LONDON - Ramon Tenoso’s voice broke and he struggled to hold back his tears when he welcomed guests to his group’s Christmas party last weekend.
The hall was quiet and the mood somber as he spoke about the long road to recovery for Filipinos who suffered from Typhoon Haiyan, one of the most powerful storms in history that killed more than 6,000 people.
“It will take some time, perhaps years, to rebuild what was destroyed,” said Tenoso, playwright and director of Philippine Theatre-UK, the only Filipino theatre group here. “All we know is that economically, socially, and politically, our country is struggling to overcome the harsh realities.”
It was a night of Filipino talent, dancing, and at the same time, fundraising for the typhoon’s survivors—just one of many efforts of the Filipino community in Britain since Haiyan, locally named Yolanda, struck the Philippines more than a month ago.
Since then, various Filipino groups have been holding fundraising events such as concerts to help their storm-hit homeland.
At Philippine Theatre-UK’s party, pins bearing the design of a candle with colors of the Philippine flag were sold to raise money for typhoon survivors.
“The flame represents the one thing that the typhoon did not destroy, one thing that the typhoon did not kill: our perseverance, optimism, and faith,” Tenoso said. “We will rise again.”
Amid the loud celebration, helping the storm’s survivors also became the theme of the Christmas celebration of a group of Filipino lesbians in the UK.
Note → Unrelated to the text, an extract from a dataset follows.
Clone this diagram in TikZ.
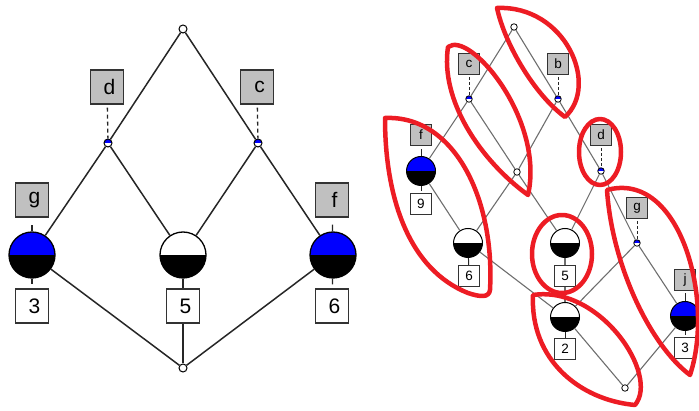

Members of the Filipino Movement or FilMo serenaded guests with traditional Philippine Christmas songs to ask for donations.
As in previous years, the hall was packed with the group’s members and supporters—a perfect opportunity to raise funds.
“They come here to celebrate instead of cooking on their own. They enjoy celebrating Christmas with FilMo,” said Vanz Bio, the event’s organiser.
The event was also an opportunity for Filipinos, most of whom are busy with work to earn a living for their families back home, to come together.
“I’m very, very happy because I get to be with fellow Filipinos,” said Marilou Carlos, a housekeeper. “And there’s lots of food.”
As they celebrate Christmas thousands of miles away from home with singing, dancing, and Filipino food, Filipinos in London say they will never forget their countrymen at a time of great need.